Les réactions des États-Unis face à la mise en place de la taxe Gafa française restent aussi une interrogation. Donald Trump, que l’on a pourtant vu aux côtés de Bernard Arnault lors de l’inauguration d’un atelier Louis Vuitton au Texas, a ciblé les champagnes et les sacs français comme des produits d’importation sur lesquels faire pression. Une montée des tensions franco-américaine pourrait ainsi avoir une incidence directe sur l’activité des géants du luxe français.

Malgré ces écueils, LVMH dispose de joyaux pour offrir la couronne à Bernard Arnault. Sa catégorie "Mode & Maroquinerie" reste le point fort du groupe de luxe avec des marques leaders comme Louis Vuitton, Dior, Givenchy ou encore Fendi. Cette catégorie participait à hauteur de 39 % du chiffre d'affaires du groupe en 2018. La "Distribution sélective" dans laquelle se trouvent des réseaux comme Le Bon Marché, Sephora et DFS est solide et accueillera prochainement La Samaritaine dont l'ouverture est prévue en avril 2020 à Paris.

La catégorie "Vins & Spiritueux" qui inclut des marques comme Hennesy, Ruinart ou encore Veuve Clicquot, représentait quant à elle 11 % du chiffre d'affaires du groupe de luxe pour son exercice 2018. Reste également les "Parfums et Cosmétiques" (13 % du chiffre d'affaires en 2018), ainsi que les "Montres & Joaillerie" (9 %). Un pôle qui devrait être fortement renforcé en 2020 avec la finalisation de l’acquisition de Tiffany. Et le groupe s’est aussi armé il y a un an pour se diversifier en entrant dans le secteur de l’hôtellerie de luxe via le rachat du groupe Belmond et son parc d’hôtels, de voyages et croisières haut de gamme dans le monde entier.


AFP



Surtout LVMH opère judicieusement entre croissances externes et projets intégrés. Et c’est bien là que réside aussi le potentiel d’évolution des ventes et de la profitabilité.

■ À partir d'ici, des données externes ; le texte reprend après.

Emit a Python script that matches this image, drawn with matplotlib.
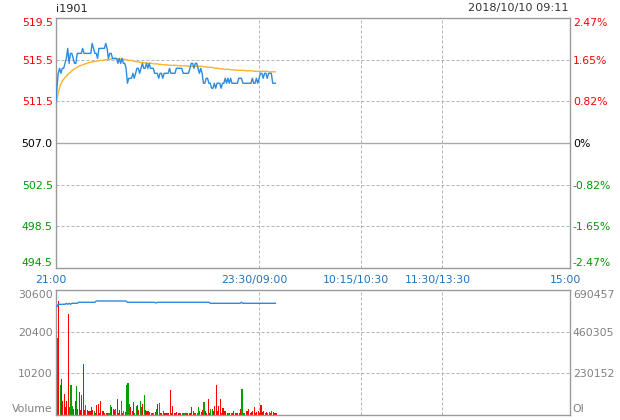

Avec les premières collections de Fenty en collaboration avec l'artiste Rihanna (suite au succès fulgurant de Fenty Beauty avec Sephora), la relance de la maison Patou, le succès de Kim Jones chez Dior et de Virgil Abloh chez Louis Vuitton, la nouvelle approche de Marc Jacobs avec la ligne bis The Marc Jacobs proposée dans les réseaux de grands magasins, l'élargissement de l'offre chez Celine, 2019 aura été l'année du groupe LVMH.

De beaux projets dont les fruits pourraient être cueillis dès 2020. Il se murmure en prime que le groupe serait sur le point de lancer une nouvelle marque de beauté pour étoffer son offre, et qu'il financera la marque à venir de son designer star Nicolas Ghesquière. Des projets suffisants pour permettre à Bernard Arnault de devenir la première fortune du monde en 2020 ? Feuilleton à suivre.